PIM might feel odd separating from your storefront catalog CMS, but it is essentially about master data management. You store master data in one place so it’s easier to update it, synchronize it via integrations, and push through automated updates across channels. This not only ensures product data is consistent across channels, but also greatly shortens the implementation process, including time to market for new products. You also avoid incidents like Proctor and Gamble faced when they discovered 3.6% of their total orders were obsolete products. The more SKUs you have, the more likely it is you need a separate information management system. 

Integrating an OMS 

Software solutions like OMS can be critical to scaling your ecommerce business. To be valuable though, your OMS has to integrate with your channels, processes, and other tooling, which entails: 

  • Direct integration into channels and suppliers (i.e., being able to reformat data to supplier/channel-required formats automatically so you can push data, rather than having to update each one manually) 
  • The ability to manage and push data and orders across marketplaces (e.g., regions) so an order coming through a channel is pushed to a relevant warehouse in that region in an acceptable language or format, and a replenishment order is created to update stock at that warehouse
  • The ability to pull product data to build sophisticated order routing rules (i.e. certain product categories can’t ship to California, route to other warehouses)
  • Direct integration into warehouse management and inventory management, whether your own or provided by a 3PL
  • Integrated ERP or integration into ERP to enable accounting and financial management

An intelligent integration has to incorporate tools into relevant processes and have the right people run them so you fully implement and make the most of whatever tool you adopt. 

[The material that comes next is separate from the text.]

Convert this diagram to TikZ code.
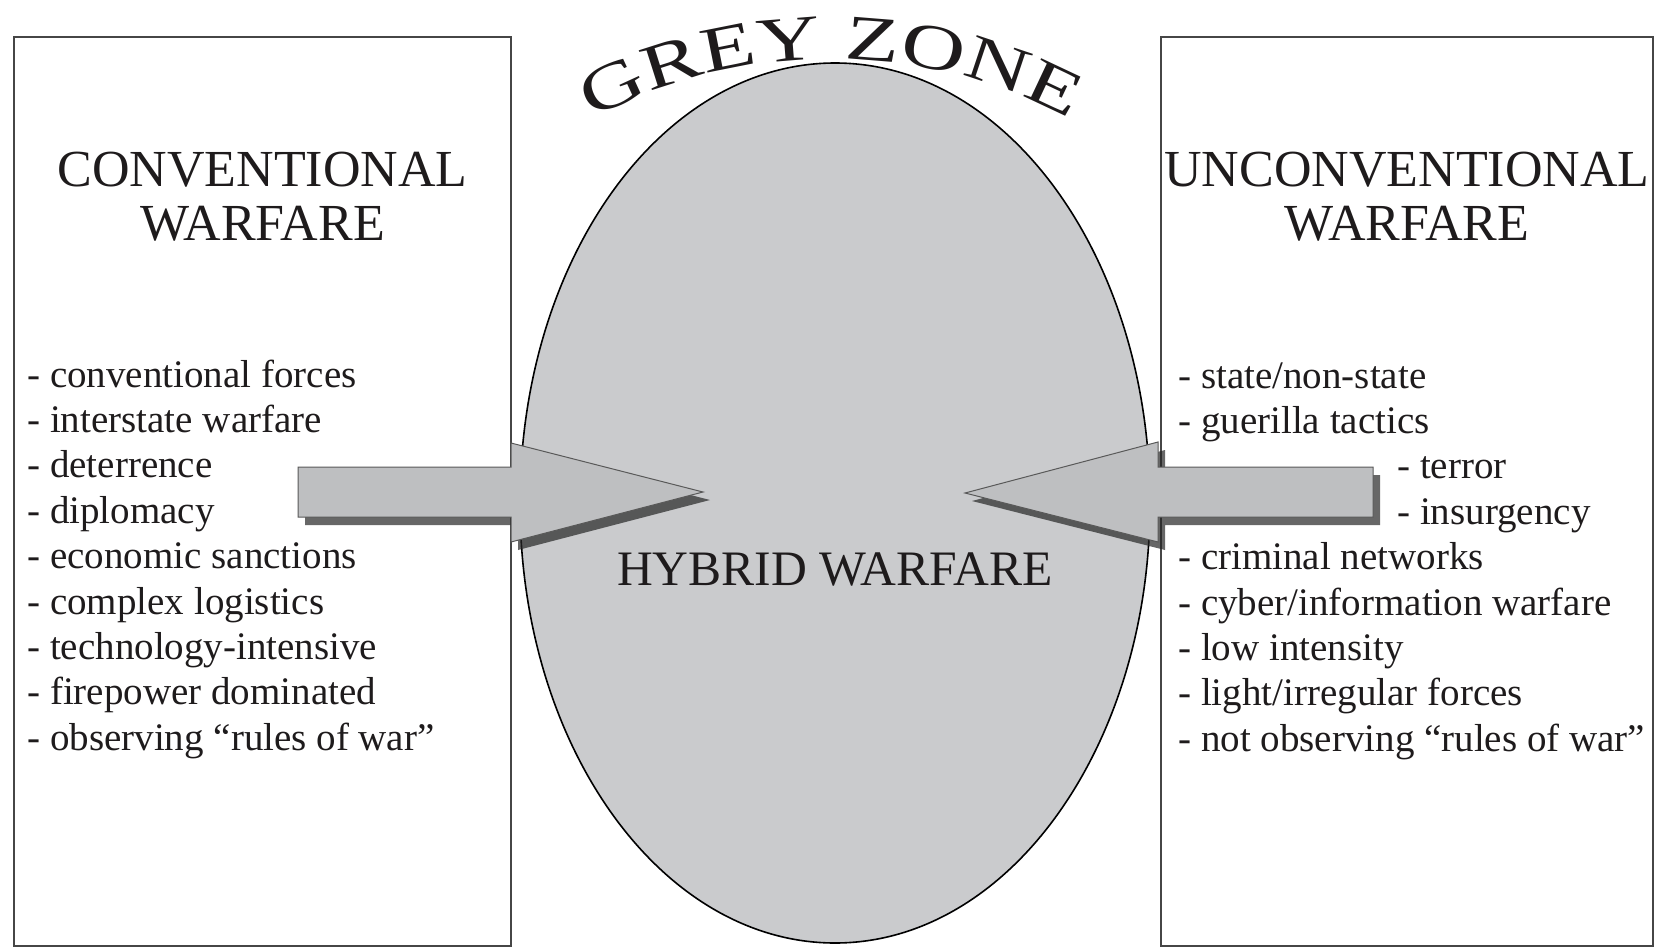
\documentclass[tikz,border=0pt]{standalone}
\usepackage{fontspec}
\setmainfont{Liberation Serif}
\newfontfamily\arcfont[FakeStretch=1.38]{Liberation Serif}
\usepackage{tikz}
\usetikzlibrary{positioning}
\usetikzlibrary{shapes.geometric}
\usetikzlibrary{shadows}
\usetikzlibrary{decorations.text}
\definecolor{inkgrey}{RGB}{30,27,28}
\definecolor{framegrey}{RGB}{70,70,70}
\definecolor{zonegrey}{RGB}{202,203,205}
\definecolor{arrowgrey}{RGB}{190,191,193}
\tikzstyle{every node}+=[inner sep=0pt, text=inkgrey]
\tikzstyle{panel} = [rectangle, draw=framegrey, line width=1.3pt, minimum width=248.5pt, minimum height=454.5pt]
\tikzstyle{zone} = [ellipse, draw=black, fill=zonegrey, line width=0.8pt, minimum width=315pt, minimum height=440pt]
\tikzstyle{heading} = [font=\fontsize{26}{27}\selectfont, align=center]
\tikzstyle{item} = [font=\fontsize{19.5}{22.7}\selectfont, anchor=base west]
\tikzstyle{bigarrow} = [draw=black!65, line width=0.5pt, fill=arrowgrey, drop shadow={shadow xshift=3.5pt, shadow yshift=-4pt, fill=black!85, opacity=0.7}]

\begin{document}
\begin{tikzpicture}[x=0.5pt, y=0.5pt, node distance=22.7pt]
  \useasboundingbox (0,0) rectangle (1655,-948);
  % Place boxes and zone
  \node [panel] (conv) at (262.5,-491.5) {};
  \node [panel, minimum width=246pt] (unconv) at (1407,-491.5) {};
  \node [zone] (grey) at (835,-503) {};
  % Headings
  \node [heading, below=58pt of conv.north] (convhead) {CONVENTIONAL\\WARFARE};
  \node [heading, below=58pt of unconv.north] (unconvhead) {UNCONVENTIONAL\\WARFARE};
  \node [heading, font=\fontsize{24.8}{27}\selectfont, anchor=base] (hybrid) at ([yshift=-41pt]grey.center) {HYBRID WARFARE};
  \path [decorate, decoration={text along path, text align=center,
      text={|\color{inkgrey}\arcfont\fontsize{32}{32}\selectfont|GREY ZONE}}]
    (601.7,-114) arc [start angle=117, end angle=63, radius=505];
  % Conventional list
  \node [item] (c1) at (27,-387) {- conventional forces};
  \node [below=of c1.base west, item] (c2) {- interstate warfare};
  \node [below=of c2.base west, item] (c3) {- deterrence};
  \node [below=of c3.base west, item] (c4) {- diplomacy};
  \node [below=of c4.base west, item] (c5) {- economic sanctions};
  \node [below=of c5.base west, item] (c6) {- complex logistics};
  \node [below=of c6.base west, item] (c7) {- technology-intensive};
  \node [below=of c7.base west, item] (c8) {- firepower dominated};
  \node [below=of c8.base west, item] (c9) {- observing “rules of war”};
  % Unconventional list
  \node [item] (u1) at (1178,-388) {- state/non-state};
  \node [below=of u1.base west, item] (u2) {- guerilla tactics};
  \node [below right=22.7pt and 109.5pt of u2.base west, item] (u3) {- terror};
  \node [below=of u3.base west, item] (u4) {- insurgency};
  \node [below left=22.7pt and 109.5pt of u4.base west, item] (u5) {- criminal networks};
  \node [below=of u5.base west, item] (u6) {- cyber/information warfare};
  \node [below=of u6.base west, item] (u7) {- low intensity};
  \node [below=of u7.base west, item] (u8) {- light/irregular forces};
  \node [below=of u8.base west, item] (u9) {- not observing “rules of war”};
  % Draw arrows
  \draw [bigarrow] (298,-467) -- (511,-467) -- (511,-443) -- (703,-492) -- (511,-542) -- (511,-517) -- (298,-517) -- cycle;
  \draw [bigarrow] (1373,-467) -- (1158,-467) -- (1158,-442) -- (965,-493) -- (1158,-542) -- (1158,-517) -- (1373,-517) -- cycle;
\end{tikzpicture}
\end{document}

That often involves more work than you might think. For example, integrating an OMS into your processes means connecting it to every touch point, which can be considerable. You’ll have to integrate and set up processes, design automations, set standards for each supplier, etc., which usually requires mapping those processes and touch points first. 

Conclusion 

Integrating an OMS becomes increasingly necessary as you scale across channels, fulfillment methods, and distribution partners. The more complex your order and fulfillment model, the more you need OMS to keep up. Separating OMS into its own layer ensures you can easily scale across platforms and move into new marketplaces without setting up order capture and maintenance for each new channel. The same holds true for PIM, which allows you to quickly onboard vendor catalogs and push product data from a central platform. Depending on the number of touch points you sell through, that can be considerable but, when implemented properly, can dramatically reduce the time to market, product update errors, and product listing errors across marketplaces. 

You can enjoy these benefits whether you have Shopify Plus, Magento, Bigcommerce or another solution with an integrated OMS, because omnichannel integration and central management are often far more powerful than any channel-specific solution.